Prime Minister Boris Johnson appointed former Brexit negotiator David Frost to his cabinet, putting him in charge of relations with the European Union and maximizing the opportunities resulting from the U.K.’s departure.

Frost, who negotiated the U.K.’s trade deal with the EU, will be a minister of state in the Cabinet Office, Johnson’s office said in an emailed statement on Wednesday. His responsibilities will include working on domestic reform and leading the committee that manages Britain’s post-Brexit ties with the bloc.

Johnson had already picked Frost to be his representative for Brexit and international policy, but his elevation to the cabinet gives him a place at the heart of government.

Frost said this month the U.K.’s relationship with the EU had been “more than bumpy” since Brexit, following disputes over vaccine supplies and disruption to trade.

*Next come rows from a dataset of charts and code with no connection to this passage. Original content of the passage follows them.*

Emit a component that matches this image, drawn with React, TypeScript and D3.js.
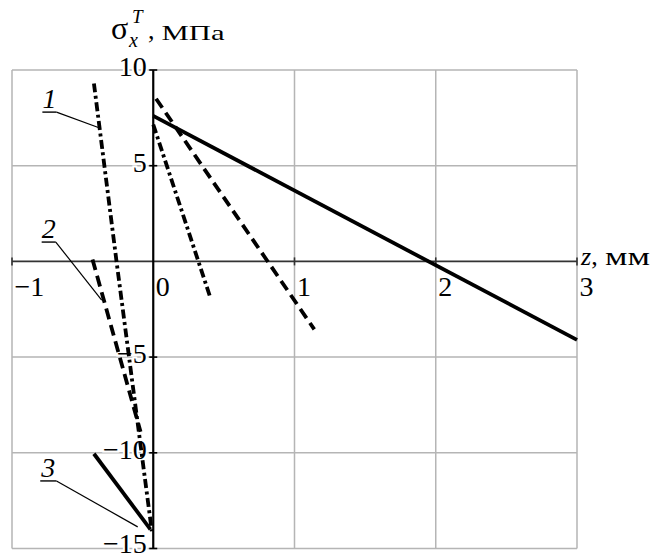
import React, {useEffect, useRef} from 'react';
import * as d3 from 'd3';

// z, mm
const xGridValues = [-1, 1, 2, 3];
const xTickLabels = ['\u22121', '0', '1', '2', '3'];
const xTickValues = [-1, 0, 1, 2, 3];
// sigma, MPa
const yGridValues = [10, 5, -5, -10, -15];
const yTickLabels = ['10', '5', '\u22125', '\u221210', '\u221215'];

// curves: [z, sigma]
const rightSolid = [[0, 7.6], [3, -4.1]];
const rightDashed = [[0.02, 8.5], [1.14, -3.55]];
const rightDashDot = [[0.0, 7.15], [0.4, -1.8]];
const leftDashDot = [[-0.42, 9.3], [-0.26, 0], [-0.01, -14.1]];
const leftDashed = [[-0.43, 0.1], [-0.09, -8.9]];
const leftSolid = [[-0.42, -10.05], [-0.02, -14.0]];

// callout labels: text, underline left/right, underline level, leader target
const calloutText = ['1', '2', '3'];
const calloutUnder = [[-0.785, -0.685, 7.8], [-0.79, -0.69, 1.01], [-0.8, -0.685, -11.47]];
const calloutTarget = [[-0.379, 6.97], [-0.365, -2.02], [-0.11, -13.87]];

const FONT = '"Liberation Serif", "Times New Roman", serif';

export default function App() {
    const svgRef = useRef(null);

    useEffect(() => {
        const width = 654;
        const height = 555;

        d3.select(svgRef.current).selectAll('*').remove();
        const svg = d3.select(svgRef.current)
            .attr('width', width)
            .attr('height', height)
            .style('font-family', FONT);

        const x = d3.scaleLinear().domain([-1, 3]).range([12, 577]);
        const y = d3.scaleLinear().domain([-15, 10]).range([548.5, 70]);

        // grid
        const grid = svg.append('g')
            .attr('stroke', '#b5b5b5')
            .attr('stroke-width', 1.5);
        xGridValues.forEach(v => {
            grid.append('line')
                .attr('x1', x(v)).attr('x2', x(v))
                .attr('y1', y(10)).attr('y2', y(-15));
        });
        yGridValues.forEach(v => {
            grid.append('line')
                .attr('x1', x(-1)).attr('x2', x(3))
                .attr('y1', y(v)).attr('y2', y(v));
        });

        // axes
        svg.append('line')
            .attr('x1', x(-1)).attr('x2', x(3))
            .attr('y1', y(0)).attr('y2', y(0))
            .attr('stroke', '#333').attr('stroke-width', 1.6);
        svg.append('line')
            .attr('x1', x(0)).attr('x2', x(0))
            .attr('y1', y(10)).attr('y2', y(-15))
            .attr('stroke', '#000').attr('stroke-width', 2.2);

        yGridValues.forEach(v => {
            svg.append('line')
                .attr('x1', x(0) - 4).attr('x2', x(0) + 4)
                .attr('y1', y(v)).attr('y2', y(v))
                .attr('stroke', '#000').attr('stroke-width', 1.6);
        });
        xGridValues.forEach(v => {
            svg.append('line')
                .attr('x1', x(v)).attr('x2', x(v))
                .attr('y1', y(0) - 4).attr('y2', y(0) + 4)
                .attr('stroke', '#333').attr('stroke-width', 1.6);
        });

        // tick labels
        yGridValues.forEach((v, i) => {
            svg.append('text')
                .attr('x', x(0) - 6.5)
                .attr('y', Math.min(y(v) + 6, 553))
                .attr('text-anchor', 'end')
                .attr('font-size', '28px')
                .attr('fill', '#000')
                .attr('stroke', '#fff')
                .attr('stroke-width', 4)
                .attr('paint-order', 'stroke')
                .text(yTickLabels[i]);
        });
        xTickValues.forEach((v, i) => {
            svg.append('text')
                .attr('x', x(v) + 2.5)
                .attr('y', y(0) + 35)
                .attr('font-size', '28px')
                .attr('fill', '#000')
                .text(xTickLabels[i]);
        });

        // curves
        const line = d3.line()
            .x(d => x(d[0]))
            .y(d => y(d[1]));

        const curves = [
            {data: rightSolid, dash: null},
            {data: rightDashed, dash: '11 6'},
            {data: rightDashDot, dash: '9 3.5 3 3.5'},
            {data: leftDashDot, dash: '9 3.5 3 3.5'},
            {data: leftDashed, dash: '11 6'},
            {data: leftSolid, dash: null}
        ];
        curves.forEach(c => {
            svg.append('path')
                .datum(c.data)
                .attr('fill', 'none')
                .attr('stroke', '#000')
                .attr('stroke-width', 3.8)
                .attr('stroke-dasharray', c.dash)
                .attr('d', line);
        });

        // callouts
        calloutText.forEach((t, i) => {
            const [u0, u1, uy] = calloutUnder[i];
            const [tx, ty] = calloutTarget[i];
            svg.append('line')
                .attr('x1', x(u0)).attr('x2', x(u1))
                .attr('y1', y(uy)).attr('y2', y(uy))
                .attr('stroke', '#000').attr('stroke-width', 1.4);
            svg.append('line')
                .attr('x1', x(u1)).attr('x2', x(tx))
                .attr('y1', y(uy)).attr('y2', y(ty))
                .attr('stroke', '#000').attr('stroke-width', 1.2);
            svg.append('text')
                .attr('x', (x(u0) + x(u1)) / 2)
                .attr('y', y(uy) - 4)
                .attr('text-anchor', 'middle')
                .attr('font-size', '28px')
                .attr('font-style', 'italic')
                .attr('fill', '#000')
                .text(t);
        });

        // y title: sigma_x^T, MPa
        const title = svg.append('g').attr('fill', '#000');
        title.append('text')
            .attr('x', 111).attr('y', 39)
            .attr('font-size', '32px')
            .text('\u03C3');
        title.append('text')
            .attr('x', 129).attr('y', 46.5)
            .attr('font-size', '20px')
            .attr('font-style', 'italic')
            .text('x');
        title.append('text')
            .attr('x', 132).attr('y', 22.5)
            .attr('font-size', '19px')
            .attr('font-style', 'italic')
            .text('T');
        title.append('text')
            .attr('x', 148).attr('y', 39)
            .attr('font-size', '26px')
            .text(',');
        title.append('text')
            .attr('x', 161.5).attr('y', 39.5)
            .attr('font-size', '22px')
            .attr('textLength', 63)
            .attr('lengthAdjust', 'spacingAndGlyphs')
            .text('\u041C\u041F\u0430');

        // x title: z, mm
        svg.append('text')
            .attr('x', 581).attr('y', 265)
            .attr('font-size', '26px')
            .attr('fill', '#000')
            .call(t => {
                t.append('tspan').attr('font-style', 'italic').text('z');
                t.append('tspan').text(',');
            });
        svg.append('text')
            .attr('x', 605).attr('y', 265)
            .attr('font-size', '26px')
            .attr('fill', '#000')
            .attr('textLength', 45)
            .attr('lengthAdjust', 'spacingAndGlyphs')
            .text('\u043C\u043C');
    }, []);

    return (
        <div style={{position: 'absolute', left: 0, top: 0, background: '#fff'}}>
            <svg ref={svgRef} style={{display: 'block'}}></svg>
        </div>
    );
}
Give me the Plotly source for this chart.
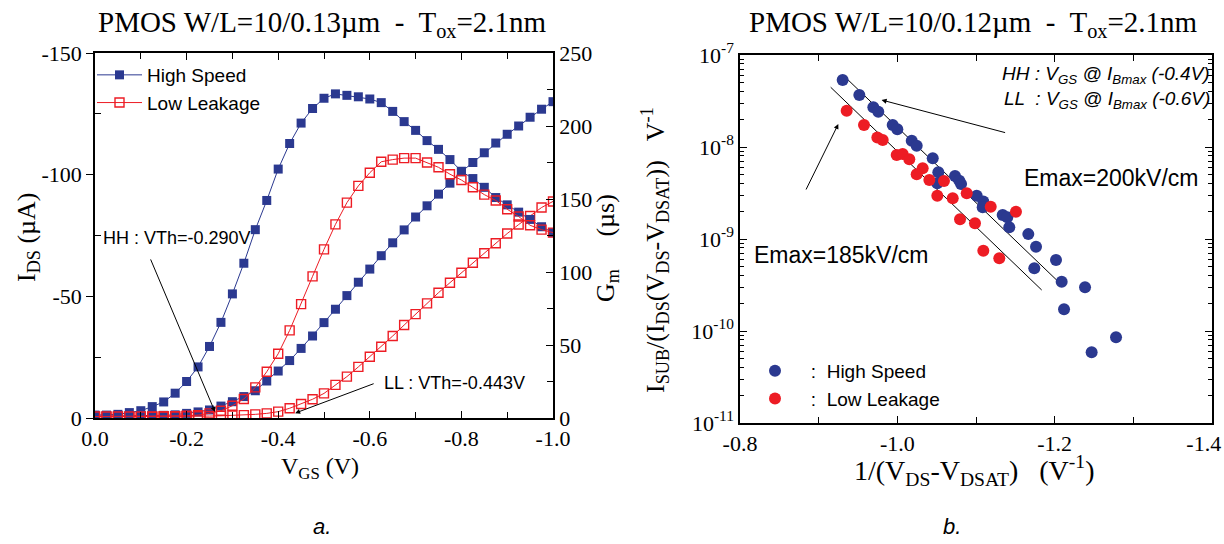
import plotly.graph_objects as go

# ---------------- Panel a data ----------------
vgs = [0.0, -0.025, -0.05, -0.075, -0.1, -0.125, -0.15, -0.175, -0.2, -0.225,
       -0.25, -0.275, -0.3, -0.325, -0.35, -0.375, -0.4, -0.425, -0.45, -0.475,
       -0.5, -0.525, -0.55, -0.575, -0.6, -0.625, -0.65, -0.675, -0.7, -0.725,
       -0.75, -0.775, -0.8, -0.825, -0.85, -0.875, -0.9, -0.925, -0.95, -0.975, -1.0]

hs_ids = [-0.8, -0.8, -0.9, -0.9, -1.0, -1.0, -1.1, -1.3, -1.9, -2.5,
          -3.3, -4.9, -6.7, -8.8, -11.2, -15.2, -19.3, -23.6, -28.6, -33.7,
          -39.2, -44.7, -50.3, -55.8, -61.2, -66.7, -72.0, -77.3, -82.6, -87.2,
          -92.0, -96.5, -101.2, -105.0, -109.0, -113.0, -116.6, -120.0, -123.6, -126.9, -130.0]
hs_gm = [2, 2, 2.5, 3.7, 5, 7.8, 11, 17, 25, 35,
         49, 65.5, 85, 106, 129, 149, 170.5, 188, 202, 212,
         219, 222, 221, 220, 218.5, 216, 210, 203, 197, 190,
         184, 177, 169, 164, 158, 151, 146, 141, 136, 131, 127]
ll_ids = [-0.5, -0.5, -0.5, -0.5, -0.5, -0.5, -0.6, -0.6, -0.7, -0.7,
          -0.8, -0.9, -1.0, -1.2, -1.5, -1.9, -2.6, -4.0, -5.75, -7.7,
          -10.1, -13.6, -17.0, -21.0, -25.2, -29.3, -33.7, -38.2, -42.7, -47.1,
          -51.5, -55.6, -59.7, -63.8, -67.7, -71.8, -75.8, -79.5, -83.0, -86.5, -89.0]
ll_gm = [1, 1, 1, 1, 1, 1, 1.2, 1.3, 1.5, 2,
         3.2, 5, 8.4, 13, 21, 31.7, 44, 60, 78, 97,
         115.5, 132.6, 147.5, 159, 168, 175.5, 177, 178, 178, 175,
         171.7, 167, 163, 158, 153, 149, 143, 138, 132, 129, 127]

xa_ticks = [0.0, -0.2, -0.4, -0.6, -0.8, -1.0]
xa_labels = ["0.0", "-0.2", "-0.4", "-0.6", "-0.8", "-1.0"]
xa_minor = [-0.1, -0.3, -0.5, -0.7, -0.9]
ya_ticks = [0, -50, -100, -150]
ya_labels = ["0", "-50", "-100", "-150"]
ya_minor = [-25, -75, -125]
y2a_ticks = [0, 50, 100, 150, 200, 250]
y2a_minor = [25, 75, 125, 175, 225]

# ---------------- Panel b data ----------------
hs_x = [-0.9305, -0.9517, -0.9695, -0.9758, -0.9941, -1.0, -1.0183, -1.0246, -1.045, -1.0521,
        -1.0508, -1.0733, -1.0788, -1.081, -1.1009, -1.1093, -1.1085, -1.1339, -1.1398, -1.1423,
        -1.1665, -1.1763, -1.2017, -1.1741, -1.2089, -1.2386, -1.2119, -1.278, -1.247]
hs_y = [5.35e-8, 3.67e-8, 2.70e-8, 2.42e-8, 1.73e-8, 1.56e-8, 1.17e-8, 1.03e-8, 7.53e-9, 5.31e-9,
        4.03e-9, 4.84e-9, 4.31e-9, 3.96e-9, 2.96e-9, 2.55e-9, 2.21e-9, 1.82e-9, 1.72e-9, 1.34e-9,
        1.13e-9, 8.26e-10, 5.92e-10, 4.8e-10, 3.43e-10, 2.99e-10, 1.72e-10, 8.53e-11, 5.86e-11]
ll_x = [-0.9356, -0.9576, -0.9746, -0.9814, -0.9992, -1.0068, -1.0152, -1.0322, -1.0246, -1.0407,
        -1.0593, -1.0508, -1.0704, -1.0882, -1.1187, -1.1508, -1.0797, -1.0987, -1.1093, -1.1296]
ll_y = [2.48e-8, 1.73e-8, 1.27e-8, 1.19e-8, 8.19e-9, 8.39e-9, 7.35e-9, 5.86e-9, 5.05e-9, 4.38e-9,
        4.27e-9, 2.96e-9, 2.77e-9, 3.14e-9, 2.24e-9, 1.98e-9, 1.64e-9, 1.48e-9, 7.46e-10, 6.16e-10]

fit_hs_x = [-0.9322, -1.2046]
fit_hs_y = [5.91e-8, 3.44e-10]
fit_ll_x = [-0.9153, -1.1835]
fit_ll_y = [4.46e-8, 2.79e-10]

xb_ticks = [-0.8, -1.0, -1.2, -1.4]
xb_labels = ["-0.8", "-1.0", "-1.2", "-1.4\u00a0\u00a0\u00a0"]
xb_minor = [-0.9, -1.1, -1.3]
yb_ticks = [1e-11, 1e-10, 1e-9, 1e-8, 1e-7]
yb_labels = ["10<sup>-11</sup>", "10<sup>-10</sup>", "10<sup>-9</sup>", "10<sup>-8</sup>", "10<sup>-7</sup>"]
yb_minor = [m * 10.0 ** e for e in range(-11, -7) for m in range(2, 10)]

BLUE = "#2B3990"
RED = "#ED1C24"
SERIF = "Liberation Serif"
SANS = "Liberation Sans"
W, H = 1224, 544

fig = go.Figure()

fig.add_trace(go.Scatter(x=vgs, y=hs_gm, mode="lines+markers", name="High Speed",
                         line=dict(color=BLUE, width=1),
                         marker=dict(symbol="square", size=9, color=BLUE),
                         xaxis="x", yaxis="y2", legend="legend"))
fig.add_trace(go.Scatter(x=vgs, y=ll_gm, mode="lines+markers", name="Low Leakage",
                         line=dict(color=RED, width=1),
                         marker=dict(symbol="square-open", size=9, color=RED, line=dict(width=1.4)),
                         xaxis="x", yaxis="y2", legend="legend"))
fig.add_trace(go.Scatter(x=vgs, y=hs_ids, mode="lines+markers", showlegend=False,
                         line=dict(color=BLUE, width=1),
                         marker=dict(symbol="square", size=9, color=BLUE),
                         xaxis="x", yaxis="y"))
fig.add_trace(go.Scatter(x=vgs, y=ll_ids, mode="lines+markers", showlegend=False,
                         line=dict(color=RED, width=1),
                         marker=dict(symbol="square-open", size=9, color=RED, line=dict(width=1.4)),
                         xaxis="x", yaxis="y"))

# panel b
fig.add_trace(go.Scatter(x=fit_hs_x, y=fit_hs_y, mode="lines", showlegend=False,
                         line=dict(color="black", width=1), xaxis="x2", yaxis="y3"))
fig.add_trace(go.Scatter(x=fit_ll_x, y=fit_ll_y, mode="lines", showlegend=False,
                         line=dict(color="black", width=1), xaxis="x2", yaxis="y3"))
fig.add_trace(go.Scatter(x=hs_x, y=hs_y, mode="markers", name="   :  High Speed",
                         marker=dict(symbol="circle", size=12, color=BLUE),
                         xaxis="x2", yaxis="y3", legend="legend2"))
fig.add_trace(go.Scatter(x=ll_x, y=ll_y, mode="markers", name="   :  Low Leakage",
                         marker=dict(symbol="circle", size=12, color=RED),
                         xaxis="x2", yaxis="y3", legend="legend2"))

tickfont = dict(family=SERIF, size=22, color="black")
common = dict(showline=True, linecolor="black", linewidth=1.5, showgrid=False, zeroline=False,
              tickfont=tickfont, ticklen=7, tickcolor="black", tickwidth=1.2,
              ticklabeloverflow="allow")

ya_dom = [1 - 418 / H, 1 - 53 / H]
yb_dom = [1 - 423 / H, 1 - 55 / H]

fig.update_layout(
    width=W, height=H,
    margin=dict(l=0, r=0, t=0, b=0, autoexpand=False),
    paper_bgcolor="white", plot_bgcolor="white",
    xaxis=dict(domain=[95 / W, 553 / W], range=[0, -1.0], anchor="y",
               tickmode="array", tickvals=xa_ticks, ticktext=xa_labels, ticks="inside",
               mirror="ticks",
               minor=dict(tickvals=xa_minor, ticks="inside", ticklen=6, tickcolor="black"),
               **common),
    yaxis=dict(domain=ya_dom, range=[0, -150], anchor="x",
               tickmode="array", tickvals=ya_ticks, ticktext=ya_labels, ticks="outside",
               minor=dict(tickvals=ya_minor, ticks="inside", ticklen=6, tickcolor="black"),
               **common),
    yaxis2=dict(domain=ya_dom, range=[0, 250], anchor="x", overlaying="y", side="right",
                tickmode="array", tickvals=y2a_ticks, ticks="inside",
                minor=dict(tickvals=y2a_minor, ticks="inside", ticklen=6, tickcolor="black"),
                **common),
    xaxis2=dict(domain=[740 / W, 1212 / W], range=[-0.8, -1.4], anchor="y3",
                tickmode="array", tickvals=xb_ticks, ticktext=xb_labels, ticks="inside",
                mirror="ticks",
                minor=dict(tickvals=xb_minor, ticks="inside", ticklen=6, tickcolor="black"),
                **common),
    yaxis3=dict(domain=yb_dom, type="log", range=[-11, -7], anchor="x2",
                tickmode="array", tickvals=yb_ticks, ticktext=yb_labels, ticks="inside",
                mirror="ticks",
                minor=dict(tickvals=yb_minor, ticks="inside", ticklen=4, tickcolor="black"),
                **common),
    legend=dict(x=92 / W, y=1 - 56 / H, xanchor="left", yanchor="top",
                bgcolor="rgba(0,0,0,0)", font=dict(family=SANS, size=19, color="black"),
                itemwidth=45, tracegroupgap=0),
    legend2=dict(x=755 / W, y=1 - 352 / H, xanchor="left", yanchor="top",
                 bgcolor="rgba(0,0,0,0)", font=dict(family=SANS, size=19, color="black"),
                 itemwidth=30, tracegroupgap=0),
)


def px(x, y):
    return x / W, 1 - y / H


annots = []


def add_text(text, x, y, size, family=SERIF, angle=0, xanchor="center"):
    xx, yy = px(x, y)
    annots.append(dict(text=text, x=xx, y=yy, xref="paper", yref="paper", showarrow=False,
                       xanchor=xanchor, yanchor="middle", textangle=angle,
                       font=dict(family=family, size=size, color="black")))


add_text("PMOS W/L=10/0.13µm  -  T<sub>ox</sub>=2.1nm", 322, 24, 29)
add_text("PMOS W/L=10/0.12µm  -  T<sub>ox</sub>=2.1nm", 974, 24, 29)
add_text("I<sub>DS</sub> (µA)", 28, 237, 26, angle=-90)
add_text("G<sub>m</sub>     (µs)", 607, 248, 26, angle=-90)
add_text("V<sub>GS</sub> (V)", 320, 468, 24)
add_text("I<sub>SUB</sub>/(I<sub>DS</sub>(V<sub>DS</sub>-V<sub>DSAT</sub>))   V<sup>-1</sup>",
         655, 250, 26, angle=-90)
add_text("1/(V<sub>DS</sub>-V<sub>DSAT</sub>)   (V<sup>-1</sup>)", 974, 470, 28)
add_text("HH : VTh=-0.290V", 177, 238, 18, family=SANS)
add_text("LL : VTh=-0.443V", 454, 383, 18, family=SANS)
add_text("Emax=200kV/cm", 1111, 178, 23, family=SANS)
add_text("Emax=185kV/cm", 841, 255, 23, family=SANS)
add_text("<i>HH : V<sub>GS</sub> @ I<sub>Bmax</sub> (-0.4V)</i>", 1212, 75, 19, family=SANS, xanchor="right")
add_text("<i>LL  : V<sub>GS</sub> @ I<sub>Bmax</sub> (-0.6V)</i>", 1212, 100, 19, family=SANS, xanchor="right")
add_text("<i>a.</i>", 322, 526, 22, family=SANS)
add_text("<i>b.</i>", 952, 526, 22, family=SANS)

# arrows (heads in data coordinates, tails as pixel offsets)
arrow = dict(showarrow=True, arrowhead=2, arrowsize=1, arrowwidth=1, arrowcolor="black", text="")
annots.append(dict(x=-0.262, y=-2.5, xref="x", yref="y", ax=-65, ay=-154, **arrow))
annots.append(dict(x=-0.437, y=-2.0, xref="x", yref="y", ax=80, ay=-30, **arrow))
annots.append(dict(x=-0.980, y=-7.489, xref="x2", yref="y3", ax=125, ay=33, **arrow))
annots.append(dict(x=-0.925, y=-7.75, xref="x2", yref="y3", ax=-33, ay=67, **arrow))

fig.update_layout(annotations=annots)
fig.write_html("out.html", config={"displayModeBar": False},
               post_script="document.body.style.margin='0px';")
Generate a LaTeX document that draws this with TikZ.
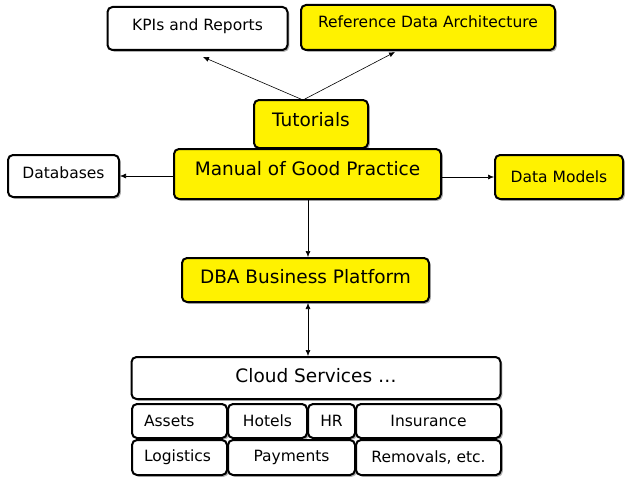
\documentclass[tikz,border=0pt]{standalone}
\usepackage{fontspec}
\setmainfont{DejaVu Sans}
\usetikzlibrary{arrows.meta,shadows}
\tikzset{
  box/.style={draw, line width=2pt, rounded corners=5pt, fill=white, inner sep=0pt,
    drop shadow={shadow xshift=1.8pt, shadow yshift=-1.8pt, fill=black!50, opacity=0.6},
    font=\fontsize{15.5}{18}\selectfont},
  ybox/.style={box, fill=yellow},
  big/.style={font=\fontsize{18.5}{22}\selectfont},
  raised/.style={text depth=#1},
  arr/.style={-{Latex[length=6pt,width=5pt]}, line width=0.6pt},
  darr/.style={{Latex[length=6pt,width=5pt]}-{Latex[length=6pt,width=5pt]}, line width=0.6pt},
}
\begin{document}
\begin{tikzpicture}[x=1pt,y=-1pt]
      \useasboundingbox (0,0) rectangle (634,487);
      \node[box, raised=7pt, minimum width=180, minimum height=43] (kpi) at (197.5,28.5) {KPIs and Reports};
      \node[ybox, raised=11pt, minimum width=254, minimum height=45] (ref) at (428,27.5) {Reference Data Architecture};
      \node[ybox, big, raised=9pt, minimum width=114, minimum height=48] (tut) at (311,124) {Tutorials};
      \node[ybox, big, raised=11pt, minimum width=267, minimum height=50] (manual) at (307.5,174) {Manual of Good Practice};
      \node[box, raised=7pt, minimum width=111, minimum height=42] (db) at (63.5,176) {Databases};
      \node[ybox, minimum width=128, minimum height=44] (models) at (559,177) {Data Models};
      \node[ybox, big, raised=7pt, minimum width=247, minimum height=44] (dba) at (305.5,280) {DBA Business Platform};
      \node[box, big, raised=6pt, minimum width=369, minimum height=42] (cloud) at (316,378) {Cloud Services \dots};
      \node[box, minimum width=95, minimum height=34, text width=71, align=left] (assets) at (179.5,421) {Assets};
      \node[box, minimum width=79, minimum height=34] (hotels) at (267.5,421) {Hotels};
      \node[box, minimum width=47, minimum height=34] (hr) at (331.5,421) {HR};
      \node[box, minimum width=145, minimum height=34] (ins) at (428.5,421) {Insurance};
      \node[box, minimum width=95, minimum height=35, text width=71, align=left] (logi) at (179.5,457.5) {Logistics};
      \node[box, minimum width=127, minimum height=35] (pay) at (291.5,457.5) {Payments};
      \node[box, minimum width=145, minimum height=35] (rem) at (428.5,457.5) {Removals, etc.};
      % arrow ends
      \coordinate (kpitip) at (203,57);
      \coordinate (reftip) at (395,52);
      \coordinate (tuttop) at (303,100);
      \draw[arr] (tuttop) -- (kpitip);
      \draw[arr] (tuttop) -- (reftip);
      \draw[arr] (manual.west |- db.east) -- (db.east);
      \draw[arr] (manual.east |- models.west) -- (models.west);
      \draw[arr] ([xshift=2.5pt]dba.north |- manual.south) -- ([xshift=2.5pt]dba.north);
      \draw[darr] ([xshift=2.5pt]dba.south) -- ([xshift=-8pt]cloud.north);
    \end{tikzpicture}
\end{document}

He now faces the challenge of smoothing those ties.

Britain and the EU are trying to resolve interruptions to goods flowing between mainland Britain and Northern Ireland, with Johnson’s government calling for grace periods covering trade to be extended. Other issues affecting U.K.-EU ties, such as access to the bloc for financial services from the City of London, remain unresolved.

Frost has also been charged with identifying domestic reforms that Britain can make now that it has left the European Union. The ability for the U.K. to set its own rules free from the shackles of Brussels bureaucracy was touted as one of the major benefits of Brexit in the 2016 referendum. So far, the U.K. government has done little to specify areas where it wishes to depart from EU rules.

A former diplomat, Frost used to run the Scotch Whisky Association and worked as a special adviser to Johnson when he was foreign secretary in 2016. After helping to negotiate the U.K.’s departure from the bloc, he took charge of the Brexit trade negotiations in Jan. 2020, which concluded with the free-trade agreement signed on Christmas Eve.